(UPDATED 10/21/17) The pungent smell of steer manure surrounded our small group as we stood inside the U.C. Davis beef feedlot to learn all about Mootral – an all-natural feed supplement that reduces methane emissions from ruminant animals.
It was the day before the September 29th start of the International Food Bloggers Conference (IFBC) here in Sacramento. I joined a group of IFBC attendees on the pre-conference excursion to not only learn all about Mootral – but also to enjoy a special beef dinner. We were going to be the first people in North America to taste “climate-smart beef”!
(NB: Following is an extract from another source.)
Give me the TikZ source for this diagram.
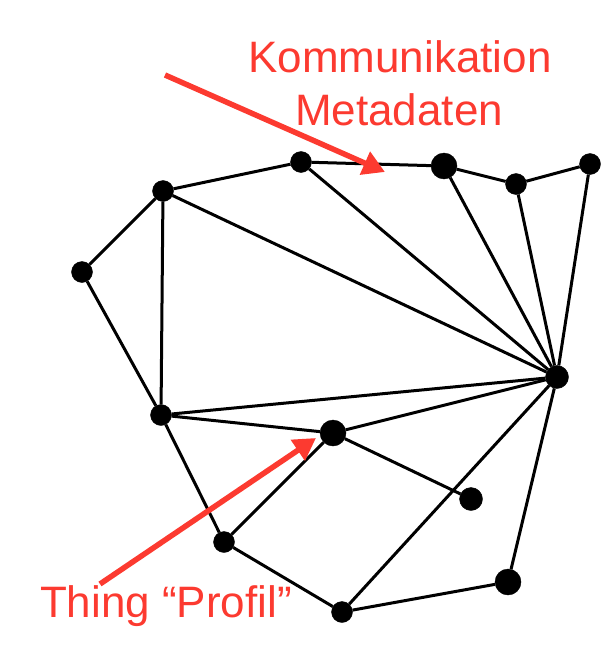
\documentclass[tikz,border=0pt]{standalone}
\usepackage{fontspec}
\setmainfont{Liberation Sans}
\usetikzlibrary{arrows.meta}
\definecolor{notered}{RGB}{252,58,48}
\begin{document}
\begin{tikzpicture}[x=1pt, y=-1pt]
      \tikzset{dot/.style={draw, circle, inner sep=0pt, minimum size=21pt, fill=black},
               bigdot/.style={dot, minimum size=26pt},
               edge/.style={line width=3pt},
               note/.style={text=notered, font=\fontsize{44}{50}\selectfont, inner sep=0pt},
               pointer/.style={draw=notered, line width=5.5pt, -{Triangle[length=22pt, width=24pt]}}}
      \useasboundingbox (0,0) rectangle (609,645);

      \node[dot] (A) at (163,191) {};
      \node[dot] (B) at (301,162) {};
      \node[bigdot] (C) at (444,166) {};
      \node[dot] (D) at (516,184) {};
      \node[dot] (E) at (590,164) {};
      \node[dot] (F) at (82,272) {};
      \node[dot, minimum size=23pt] (G) at (557,377) {};
      \node[dot] (H) at (161,415) {};
      \node[bigdot] (I) at (333,433) {};
      \node[dot, minimum size=23pt] (J) at (471,499) {};
      \node[dot] (K) at (224,542) {};
      \node[bigdot] (L) at (508,582) {};
      \node[dot] (M) at (342,612) {};

      \draw[edge] (A) -- (B);
      \draw[edge] (B) -- (C);
      \draw[edge] (C) -- (D);
      \draw[edge] (D) -- (E);
      \draw[edge] (A) -- (F);
      \draw[edge] (F) -- (H);
      \draw[edge] (A) -- (H);
      \draw[edge] (A) -- (G);
      \draw[edge] (B) -- (G);
      \draw[edge] (C) -- (G);
      \draw[edge] (D) -- (G);
      \draw[edge] (E) -- (G);
      \draw[edge] (H) -- (G);
      \draw[edge] (I) -- (G);
      \draw[edge] (H) -- (I);
      \draw[edge] (I) -- (J);
      \draw[edge] (H) -- (K);
      \draw[edge] (K) -- (I);
      \draw[edge] (K) -- (M);
      \draw[edge] (M) -- (G);
      \draw[edge] (M) -- (L);
      \draw[edge] (L) -- (G);

      \node[note] (meta1) at (400,57) {Kommunikation};
      \node[note] (meta2) at (399,110) {Metadaten};
      \node[note] (thing) at (166,606) {Thing “Profil”};

      \coordinate (p1) at (165,75);
      \coordinate (p2) at (385,172);
      \coordinate (p3) at (100,584);
      \coordinate (p4) at (316,438);
      \draw[pointer] (p1) -- (p2);
      \draw[pointer] (p3) -- (p4);
\end{tikzpicture}
\end{document}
Professor Ermias Kebreab, an expert in sustainable agriculture, Don Harper, the U.C. Davis feedlot manager and Breanna Roque, who is working on her masters, made us welcome. Among other things, we learned about the various cattle feed components utilized in California. Feed components vary in different areas of the country depending on availability. For example, almond hulls are abundant in the Central Valley and are often utilized here in cattle feed.
We also delved into the details about how U.C. Davis is conducting its research to quantify the percentage reduction in methane gas produced as a result of the addition of Mootral to cattle feed. Numerous questions were asked – as you would expect from a group of food bloggers.
The active ingredients in Mootral are natural plant extracts from garlic and citrus which act to improve the animal’s digestive process. Reduced fermentation in the digestive tract reduces the amount of methane gas produced.
Methane gas, as we all know, has been identified as contributing to climate change. On the tour I learned that what I believed – that the methane gas from ruminants was released via the “back end” – was inaccurate. In reality, the methane gas is released via burps – on average one burp a minute.
After our tour of the feedlot we re-boarded the bus and made our way to our dinner site located at the U.C. Davis GATEways Gardens.
A wooden deck located under the canopy of several trees on campus was the site of our dinner. The weather was perfect and the setting was beautiful. We settled ourselves at white tablecloth covered tables, a vase of flowers on each table adding to the ambiance.
Everyone chatted, discussing a myriad of topics and getting to know each other.
We also had the opportunity to meet Caleb Sehnert, the U.C. Davis meat store manager and our beef chef for the evening. The size of the prime rib was most impressive. Chef Sehnert carved the prime rib on site as some of us watched.
Climate-Smart Beef Dinner Menu
The appetizer was served as we approached the site of the dinner – Goat Cheese Crostini with Red Pepper and Ancho Chile Jam. Yum. I happen to love anything with goat cheese – and this combination was very tasty.
The appetizer was followed by a refreshing Baby Spinach Salad (with mandarin oranges, sweet bell peppers, jicama and tangy orange vinaigrette).
The Entrée – or Main Event as it was called – was described as Climate-Smart, dry aged, smoked Prime Rib Beef. The beef was raised, processed and prepared at U.C. Davis. Note: A vegetable entrée option (Curried Rice Stuffed Bell Pepper) was also an option.
The entrée was served with Bogle Winery Reserve Pinot Noir (a certified sustainable wine). It was a perfect pairing. Bogle Winery, located in the nearby Delta, happens to be a favorite of mine. A number of those at the dinner were out-of-area or out-of-state and were not familiar with the Bogle brand. I can at least speak for the people at my table – they all loved it.
(UPDATED 10/21/17) Bogle Vineyards was voted #1 in the Sacramento Magazine 2017 Best of Sacramento category Regional Winery.
Two side dishes were served – Roasted Golden Yukon Potatoes (roasted quartered Yukon potatoes tossed in olive oil, butter and fresh herbs) and local, seasonal vegetables tossed in salt and pepper and sautéed in olive oil.
To top it all off we were served for dessert a Handmade Rustic Fruit Tart (house made, freshly baked flakey puff pastry, seasonal fresh fruit, with a sugar and cinnamon glaze).
I was very glad for the opportunity to take part in the Mootral pre-conference excursion. Not only was it very informative and interesting – but I also had the opportunity a meet some very nice and interesting people – not to mention enjoy a tasty and “special” meal.
If you participated in the Mootral Pre-Conference Excursion – do you have anything to add?
Am I the only one who had the misconception that the methane “gas” production from ruminant animals was as the result of a “fart” as opposed to a “burp”?